All such systems and definitions are actually dependent on the time frames of reference. Some traders trade intra-day; others look at single-session or two-session trades. Others look at trades within a settlement, while a few are willing to let a trade carry over across settlements.
Each type of trader will define volatility and trends differently, depending on time frames. What is volatility to a settlement trader could be a trend for a single-session trader. For example, a settlement trader could be hoping for an uptrend lasts as 10 sessions. If there’s a three-session downtrend within that period, a settlement trader will call it volatility. For a session-trader, that three-session move is a big trend in itself. For an intra-day trader, a two-hour up move is a trend, while it is volatility to a session trader.
If we look at the Nifty's daily movements since January 1, 2011, to June 10, 2016, (a total of 1,348 sessions), the statistics are interesting but also depressing in the implications. The average session has seen a movement or daily swing (the difference between the low and high prices) amounting to 1.3 per cent of the previous session's closing values. That's a large intra-day range.
There were 695 positive sessions and 652 negative sessions but the averaged return per session (negative and positive taken together) is a tiny, albeit positive 0.02 per cent.
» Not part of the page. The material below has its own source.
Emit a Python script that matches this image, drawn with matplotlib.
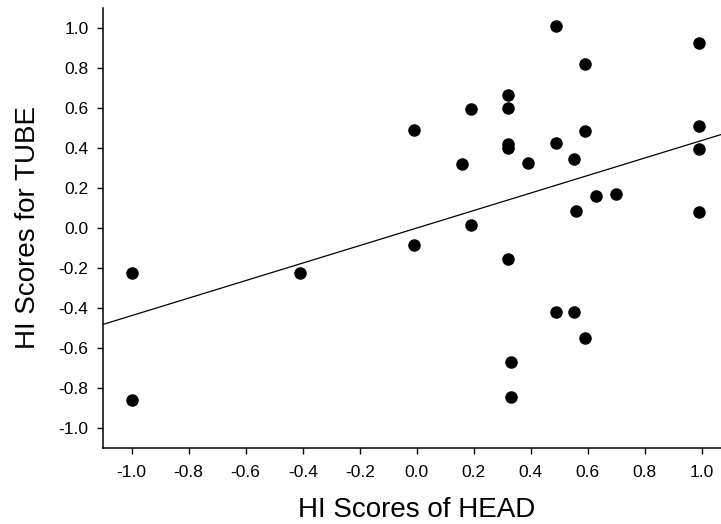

The index moved from 6,157 in January 2011 to 8,170 on June 10, 2016. That’s a compound annual growth rate (CAGR) of 5.3 per cent - inflation was well above that level and beat that return hollow for much of the period.
The standard deviation was 0.76 per cent/session, also reasonably high. The median was 1.14 per cent. An amazing 88 per cent of the sessions came in somewhere between the average plus or minus one standard deviation. The daily range is very thickly clustered, between 0.54 per cent and 2.07 per cent. At least 738 sessions were trending — direction of change in a given session (whether up or down) was the same as direction of change in the previous session.
There is no non-discretionary way to make a great return through this 66-month period, given high daily volatility, low averaged returns and the low long-term CAGR. A passive long-term investor would not have got great returns through this period. A trend-follower, who traded session by session, or settlement to settlement, may have received slightly better returns. The high intra-day volatility leads to a temptation to day-trade or to trade short-term. There, too, most intra-day trading systems would generate more brokerage than profits.